In Tilton v. Richardson (403 U. S. 672, supra), decided the same day as Lemon and DiCenso, the Supreme Court was concerned with Federal aid for church-related colleges and universities under title I of the Higher Educational Facilities Act of 1963 (77 H. S. Stat. 364, as amd.; H. S. Code, tit. 20, §§ 711-721) which provided for construction grants for buildings and facilities used exclusively for secular educational purposes. In holding the statute constitutional (except for that part providing a 20-year limitation on the religious use restrictions of the act), it was reasoned (pp. 685-687): “ There are generally significant differences between the religious aspects of church-related institutions of higher learning and parochial elementary and seconddary schools. The ‘ affirmative if not dominant policy ’ of the instruction in pre-college church schools is ‘ to assure future adherents to a particular faith by having control of their total education at an early age. ’ Walz v. Tax Comm’n., supra, at 671. There is substance to the contention that college students are less impressionable and less susceptible to religious indoctrination. Common observation would seem to support that view, and Congress may well have entertained it. * * *

“ The record here would not support a conclusion that any of these four institutions departed from [the] general pattern. All four schools are governed by Catholic religious organizations, and the faculties and student bodies at each are predominantly Catholic. Nevertheless, the evidence shows that non-*470Catholics were admitted as students and given faculty appointments. Not one of these four institutions requires its students to attend religious services. Although all four schools require their students to take theology courses, the parties stipulated that these courses are taught according to the academic requirements of the subject matter and the teacher’s concept of professional standards. The parties also stipulated that the courses covered a range of human religious experiences and are not limited to courses about the Roman Catholic religion. The schools introduced evidence that they made no attempt to indoctrinate students or to proselytize. Indeed, some of the required theology courses at Albertus Magnus and Sacred Heart are taught by rabbis. Finally, as we have noted, these four schools subscribe to a well-established set of principles of academic freedom, and nothing in this record shows that these principles are not in fact followed. In short, the evidence shows institutions with admittedly religious functions hut whose predominant higher education mission is to provide their students with a secular education.

“Since religious indoctrination is not a substantial purpose or activity of these church-related colleges and universities, there is less likelihood than in primary and secondary schools that religion will permeate the area of secular education.
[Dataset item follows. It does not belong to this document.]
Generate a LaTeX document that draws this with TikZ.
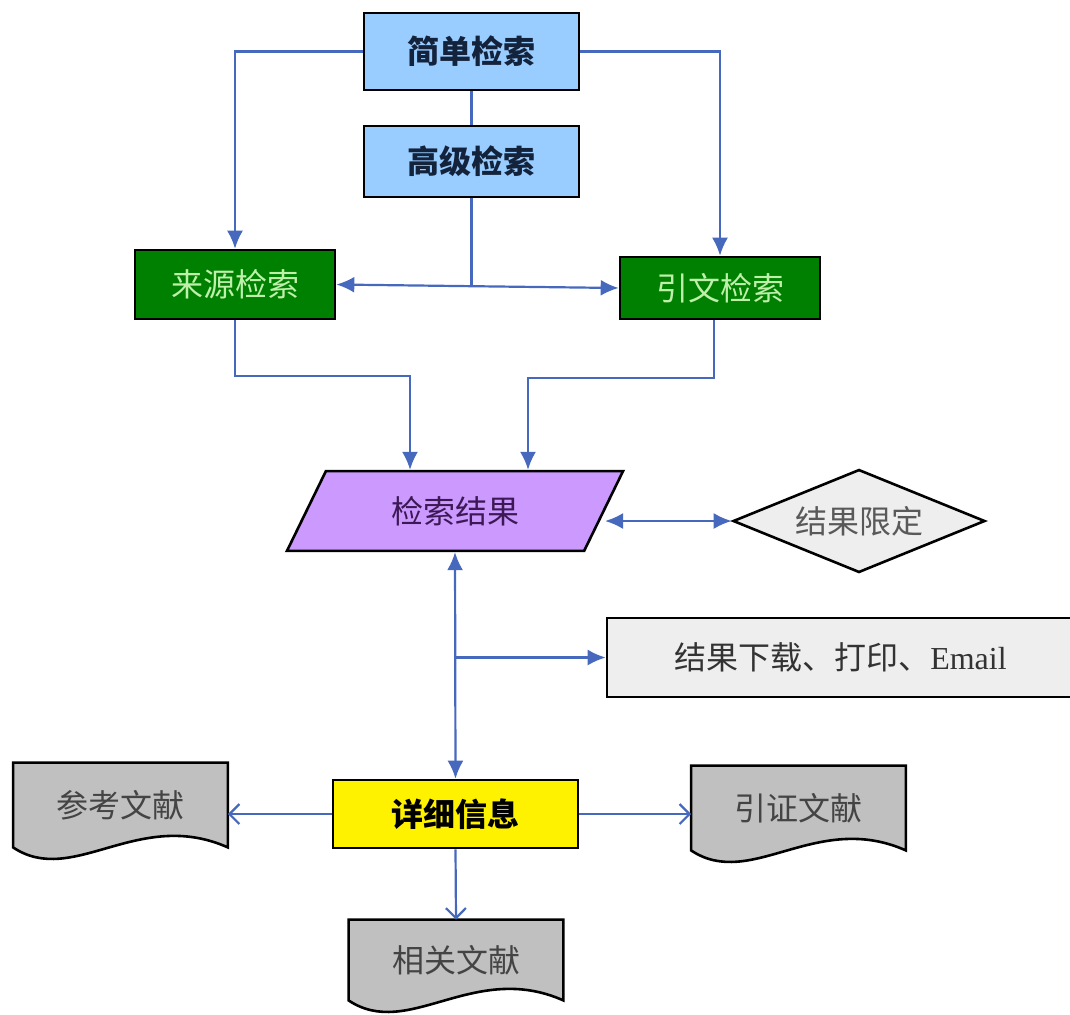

This reduces the risk that government aid will in fact serve to support religious activities. Correspondingly, the necessity for intensive government surveillance is diminished and the resulting entanglements between' government and religion lessened. Such inspection as may be necessary to ascertain that the facilities are devoted to secular education is minimal and indeed hardly more than the inspections that States impose over all private schools within the reach of compulsory education laws.” (Footnotes omitted; emphasis added.)
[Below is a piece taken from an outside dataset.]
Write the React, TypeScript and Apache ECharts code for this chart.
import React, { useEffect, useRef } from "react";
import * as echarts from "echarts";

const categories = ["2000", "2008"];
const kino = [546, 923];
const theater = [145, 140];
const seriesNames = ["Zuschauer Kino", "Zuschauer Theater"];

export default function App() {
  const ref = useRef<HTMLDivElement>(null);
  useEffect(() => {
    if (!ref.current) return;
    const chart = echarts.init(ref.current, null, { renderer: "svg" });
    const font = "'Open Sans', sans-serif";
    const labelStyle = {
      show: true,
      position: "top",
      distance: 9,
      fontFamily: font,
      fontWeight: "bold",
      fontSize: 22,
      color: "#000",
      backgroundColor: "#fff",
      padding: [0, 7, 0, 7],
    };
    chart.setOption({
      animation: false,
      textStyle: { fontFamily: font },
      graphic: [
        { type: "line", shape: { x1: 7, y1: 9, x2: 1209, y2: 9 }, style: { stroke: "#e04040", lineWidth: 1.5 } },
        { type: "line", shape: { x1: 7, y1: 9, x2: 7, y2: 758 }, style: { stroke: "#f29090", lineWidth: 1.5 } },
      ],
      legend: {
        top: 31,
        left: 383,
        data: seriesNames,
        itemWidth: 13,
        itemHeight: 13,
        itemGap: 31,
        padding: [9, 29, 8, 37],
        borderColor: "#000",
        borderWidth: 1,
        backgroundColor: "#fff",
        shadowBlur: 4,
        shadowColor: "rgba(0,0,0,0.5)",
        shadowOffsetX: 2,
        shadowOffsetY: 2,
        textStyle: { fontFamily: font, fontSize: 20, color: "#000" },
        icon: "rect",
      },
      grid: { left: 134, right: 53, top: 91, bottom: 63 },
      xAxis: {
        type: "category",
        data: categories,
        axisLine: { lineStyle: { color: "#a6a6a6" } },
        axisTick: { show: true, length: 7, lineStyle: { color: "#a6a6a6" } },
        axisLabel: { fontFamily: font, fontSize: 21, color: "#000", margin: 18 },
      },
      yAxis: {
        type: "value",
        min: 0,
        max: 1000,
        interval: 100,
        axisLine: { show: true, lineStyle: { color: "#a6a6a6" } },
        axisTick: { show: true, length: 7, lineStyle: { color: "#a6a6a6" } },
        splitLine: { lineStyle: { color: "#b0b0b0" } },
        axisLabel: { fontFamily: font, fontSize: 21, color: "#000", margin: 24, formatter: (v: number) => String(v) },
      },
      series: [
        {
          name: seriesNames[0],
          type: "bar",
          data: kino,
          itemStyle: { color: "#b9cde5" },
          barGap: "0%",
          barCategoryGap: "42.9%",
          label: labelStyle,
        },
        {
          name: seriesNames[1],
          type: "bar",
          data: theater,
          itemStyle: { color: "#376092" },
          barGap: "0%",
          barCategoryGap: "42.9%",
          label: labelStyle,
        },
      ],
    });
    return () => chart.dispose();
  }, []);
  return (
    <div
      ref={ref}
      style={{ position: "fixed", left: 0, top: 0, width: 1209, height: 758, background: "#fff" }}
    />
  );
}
Although there are factors in Tilton which distinguish it from the present case (e.g., we do not here have a one-time, single purpose grant), there are fewer and less significant entanglements between religion and government present here than were present in Lemon and DiCenso. Examining the cumulative profile that emerges in the instant situation convinces us that there is not here present such a degree of entanglement as would violate the First Amendment.1 The College of New *471Rochelle is, in our view, an institution whose predominant higher education mission is to provide its students with a secular education. As such it should not have been denied State aid.

The judgment should be modified, on the law and the facts, so as to delete the third decretal paragraph which remanded the matter to the Commissioner for further proceedings, to grant the petition, and, as so modified, affirmed, with costs to the College of New Rochelle.

Hbelihy, P. J., Reynolds, Cooke and Sweeney, JJ., concur.

Judgment modified, on the law and the facts, so as to delete the third decretal paragraph which remanded the matter to the Commissioner for further proceedings, and to grant the petition, and, as so modified, affirmed, with costs to the College of New Rochelle.

. In this regard, we might note that although we here have a direct monetary grant" authorized by section 6401 of the Education Law, there is not that degree of governmental impregnation of religion which would cause an invalidation of the statute (see Lemon v. Kurtzman, supra, p. 621; Walz v. Tax Comm., supra, pp. 674-676; Matter of Canisius Coll. of Buffalo v. Nyquist, supra).